For \(b=0,1\) define experiments \(EXP(0)\) and \(EXP(1)\) as:
We have an adversary A (analogue of statistical test).
We have two challengers (one taking an input bit (b) of 0, the other 1).
The challenger picks a random key.
The adversary gives the messages \(m_0\) and \(m_1\) with equal length.
The challenger will output either the encryption of \(m_0\) or \(m_1\) (ie they output \(m_b\)).
The adversary tries to guess whether they received the encryption of \(m_0\) or \(m_1\).
We define an event \(W_b := \left[ \textrm{event that} EXP(b)=1 \right]\)
Now we can define the semantic security advantage of the adversary as:
\[\textrm{Adv}_{SS}[A,E] := \left| Pr[W_0] - Pr[W_1] \right| \in [0,1]\]
So we look at whether the attacker behaves differently depending on whether they were given \(m_0\) or \(m_1\).
We’re interested in whether the adversary output 1 in the experiment.
If the probability that the adversary output 1 in both experiments is the same, then the adversary wasn’t able to distinguish when it received \(m_0\) or \(m_1\).
So if the advantage is close to 0, the adversary couldn’t distinguish, if it’s close to 1, then the adversary could distinguish very well.
Now we can say that the cipher is semantically secure for all efficient A, if the advantage is negligible.
Semantic Security of Stream Ciphers
We want to prove that given a Generator \(G\) producing a key \(K\) in the keyspace \(\{0,1\}^n\), which we know to be secure, the resulting stream cipher \(E\) based on \(G\) is semantically secure.
We’ll show that for all semantaically secure adversaris A, there exists a PRG adversary B, such that the Advantage of A over E is less than or equal to twice the advantage of B.

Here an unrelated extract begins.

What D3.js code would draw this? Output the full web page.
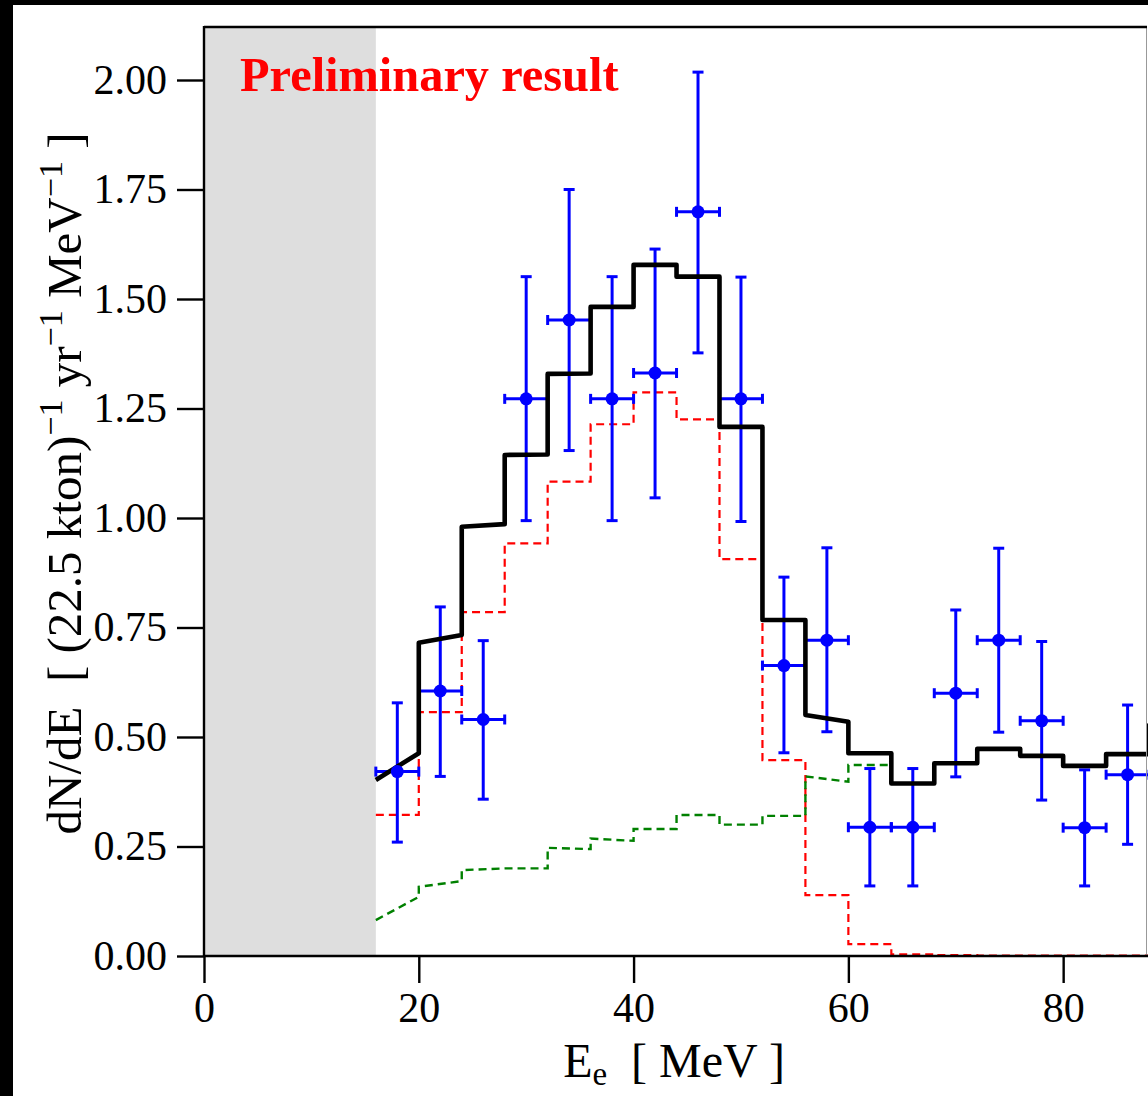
<!DOCTYPE html>
<html>
<head>
<meta charset="utf-8">
<script src="https://cdn.jsdelivr.net/npm/d3@7"></script>
<style>
  html, body { margin: 0; padding: 0; background: #ffffff; }
  svg { display: block; }
  text { font-family: "Liberation Serif", "DejaVu Serif", serif; }
</style>
</head>
<body>
<div id="chart"></div>
<script>
// ---------------- data ----------------
// bin lower edges (MeV), bin width 4
const binEdges = [16, 20, 24, 28, 32, 36, 40, 44, 48, 52, 56, 60, 64, 68, 72, 76, 80, 84, 88];
// total model (black), value at the left / right end of each bin
const totalLeft  = [0.402, 0.715, 0.980, 1.144, 1.329, 1.482, 1.578, 1.551, 1.208, 0.767, 0.550, 0.463, 0.394, 0.440, 0.473, 0.457, 0.434, 0.461, 0.527];
const totalRight = [0.463, 0.733, 0.986, 1.145, 1.330, 1.482, 1.578, 1.551, 1.208, 0.767, 0.535, 0.463, 0.394, 0.440, 0.473, 0.457, 0.434, 0.461, 0.527];
// signal component (red dashed)
const signalVals = [0.322, 0.557, 0.785, 0.942, 1.083, 1.214, 1.287, 1.225, 0.906, 0.447, 0.139, 0.027, 0.004, 0.002, 0.001, 0.001, 0.001, 0.001, 0.001];
// background component (green dashed), bins 16..64
const bkgEdges = [16, 20, 24, 28, 32, 36, 40, 44, 48, 52, 56, 60];
const bkgLeft  = [0.082, 0.158, 0.196, 0.200, 0.247, 0.268, 0.290, 0.322, 0.300, 0.320, 0.410, 0.436];
const bkgRight = [0.135, 0.171, 0.200, 0.200, 0.244, 0.263, 0.290, 0.322, 0.300, 0.320, 0.398, 0.436];
// data points (blue)
const dataE    = [18, 22, 26, 30, 34, 38, 42, 46, 50, 54, 58, 62, 66, 70, 74, 78, 82, 86];
const dataVal  = [0.421, 0.605, 0.540, 1.272, 1.452, 1.272, 1.331, 1.699, 1.272, 0.663, 0.721, 0.294, 0.294, 0.600, 0.721, 0.537, 0.293, 0.414];
const dataHi   = [0.578, 0.797, 0.720, 1.551, 1.750, 1.551, 1.614, 2.018, 1.550, 0.865, 0.932, 0.428, 0.428, 0.790, 0.931, 0.718, 0.425, 0.573];
const dataLo   = [0.260, 0.410, 0.358, 0.994, 1.154, 0.994, 1.046, 1.377, 0.992, 0.464, 0.512, 0.160, 0.160, 0.409, 0.511, 0.356, 0.160, 0.255];
const binHalf = 2;
const thresholdE = 16;
const xTicks = [0, 20, 40, 60, 80];
const yTicks = [0, 0.25, 0.5, 0.75, 1.0, 1.25, 1.5, 1.75, 2.0];

// ---------------- layout ----------------
const W = 1148, H = 1096;
const L = 204, R = 1147, T = 27, B = 956;

const svg = d3.select("#chart").append("svg").attr("width", W).attr("height", H);
svg.append("rect").attr("width", W).attr("height", H).attr("fill", "#ffffff");
// screenshot edges
svg.append("rect").attr("x", 0).attr("y", 0).attr("width", 13).attr("height", H).attr("fill", "#000");
svg.append("rect").attr("x", 0).attr("y", 0).attr("width", W).attr("height", 5).attr("fill", "#000");

const x = d3.scaleLinear().domain([0, 87.9]).range([L, 1148]);
const y = d3.scaleLinear().domain([0, 2.0]).range([B, 80]);

svg.append("clipPath").attr("id", "plotclip")
  .append("rect").attr("x", L).attr("y", T).attr("width", W - L).attr("height", B - T);

// threshold shaded region
svg.append("rect").attr("x", x(0)).attr("y", T).attr("width", x(thresholdE) - x(0)).attr("height", B - T)
  .attr("fill", "#dedede");

const plot = svg.append("g").attr("clip-path", "url(#plotclip)");

// step path builders
function stepFlat(edges, vals) {
  const pts = [];
  edges.forEach((e, i) => { pts.push([e, vals[i]]); pts.push([e + 4, vals[i]]); });
  return pts;
}
function stepSloped(edges, lv, rv) {
  const pts = [];
  edges.forEach((e, i) => { pts.push([e, lv[i]]); pts.push([e + 4, rv[i]]); });
  return pts;
}
const line = d3.line().x(d => x(d[0])).y(d => y(d[1]));

plot.append("path").attr("d", line(stepFlat(binEdges, signalVals)))
  .attr("fill", "none").attr("stroke", "#ff0000").attr("stroke-width", 2.2)
  .attr("stroke-dasharray", "8,5");

plot.append("path").attr("d", line(stepSloped(bkgEdges, bkgLeft, bkgRight)))
  .attr("fill", "none").attr("stroke", "#008000").attr("stroke-width", 2.4)
  .attr("stroke-dasharray", "8,5");

// data error bars
const eb = plot.append("g").attr("stroke", "#0000ff").attr("stroke-width", 3);
dataE.forEach((e, i) => {
  eb.append("line").attr("x1", x(e)).attr("x2", x(e)).attr("y1", y(dataLo[i])).attr("y2", y(dataHi[i]));
  eb.append("line").attr("x1", x(e - binHalf)).attr("x2", x(e + binHalf)).attr("y1", y(dataVal[i])).attr("y2", y(dataVal[i]));
  [dataLo[i], dataHi[i]].forEach(v => {
    eb.append("line").attr("x1", x(e) - 5.5).attr("x2", x(e) + 5.5).attr("y1", y(v)).attr("y2", y(v));
  });
  [e - binHalf, e + binHalf].forEach(v => {
    eb.append("line").attr("x1", x(v)).attr("x2", x(v)).attr("y1", y(dataVal[i]) - 5).attr("y2", y(dataVal[i]) + 5);
  });
});

plot.append("path").attr("d", line(stepSloped(binEdges, totalLeft, totalRight)))
  .attr("fill", "none").attr("stroke", "#000").attr("stroke-width", 4.6)
  .attr("stroke-linejoin", "round");

plot.selectAll("circle.pt").data(dataE).enter().append("circle")
  .attr("cx", d => x(d)).attr("cy", (d, i) => y(dataVal[i])).attr("r", 6.5).attr("fill", "#0000ff");

// frame
svg.append("line").attr("x1", R - 0.5).attr("x2", R - 0.5).attr("y1", T).attr("y2", B).attr("stroke", "#999").attr("stroke-width", 1);
svg.append("line").attr("x1", L).attr("x2", R).attr("y1", T).attr("y2", T).attr("stroke", "#000").attr("stroke-width", 2.4);
svg.append("line").attr("x1", L).attr("x2", L).attr("y1", T - 1).attr("y2", B + 1).attr("stroke", "#000").attr("stroke-width", 2.4);
svg.append("line").attr("x1", L).attr("x2", W).attr("y1", B).attr("y2", B).attr("stroke", "#000").attr("stroke-width", 2.4);

// axes
const yAxis = svg.append("g").attr("transform", `translate(${L},0)`)
  .call(d3.axisLeft(y).tickValues(yTicks).tickFormat(d3.format(".2f")).tickSize(27).tickPadding(10));
const xAxis = svg.append("g").attr("transform", `translate(0,${B})`)
  .call(d3.axisBottom(x).tickValues(xTicks).tickFormat(d3.format("d")).tickSize(27).tickPadding(9));
[yAxis, xAxis].forEach(a => {
  a.select(".domain").remove();
  a.selectAll(".tick line").attr("stroke", "#000").attr("stroke-width", 2.4);
  a.selectAll(".tick text").attr("fill", "#000").style("font-family", '"Liberation Serif", serif').style("font-size", "42px");
});

// labels
svg.append("text").attr("x", 240).attr("y", 91).attr("fill", "#ff0000")
  .style("font-size", "48.4px").style("font-weight", "bold").text("Preliminary result");

const xl = svg.append("text").attr("x", 674).attr("y", 1077).attr("text-anchor", "middle")
  .style("font-size", "48px").attr("fill", "#000");
xl.append("tspan").text("E");
xl.append("tspan").attr("dy", 8).style("font-size", "33px").text("e");
xl.append("tspan").attr("dy", -8).text("\u00a0\u00a0[ MeV ]");

const yl = svg.append("text").attr("transform", `translate(81,${(T + B) / 2 - 8}) rotate(-90)`)
  .attr("text-anchor", "middle").style("font-size", "49px").attr("fill", "#000");
yl.append("tspan").text("dN/dE\u00a0\u00a0[ (22.5 kton)");
yl.append("tspan").attr("dy", -19).style("font-size", "34px").text("\u22121");
yl.append("tspan").attr("dy", 19).text(" yr");
yl.append("tspan").attr("dy", -19).style("font-size", "34px").text("\u22121");
yl.append("tspan").attr("dy", 19).text(" MeV");
yl.append("tspan").attr("dy", -19).style("font-size", "34px").text("\u22121");
yl.append("tspan").attr("dy", 19).text(" ]");
</script>
</body>
</html>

Since we know that the advantage of B is negligible, it follows the advantage of A will be negligible.
The way we do this is to change the behaviour of the challenger to pick a truly random value in the keyspace. We know that this is indistinguishable from the PRG output based on the security of the PRG.
Now the adversary is playing the game with a OTP, but we know that the advantage in a OTP is 0. The adversary can’t tell the difference between the OTP and the PRG, it can’t beat the OTP, and so it can’t beat the PRG.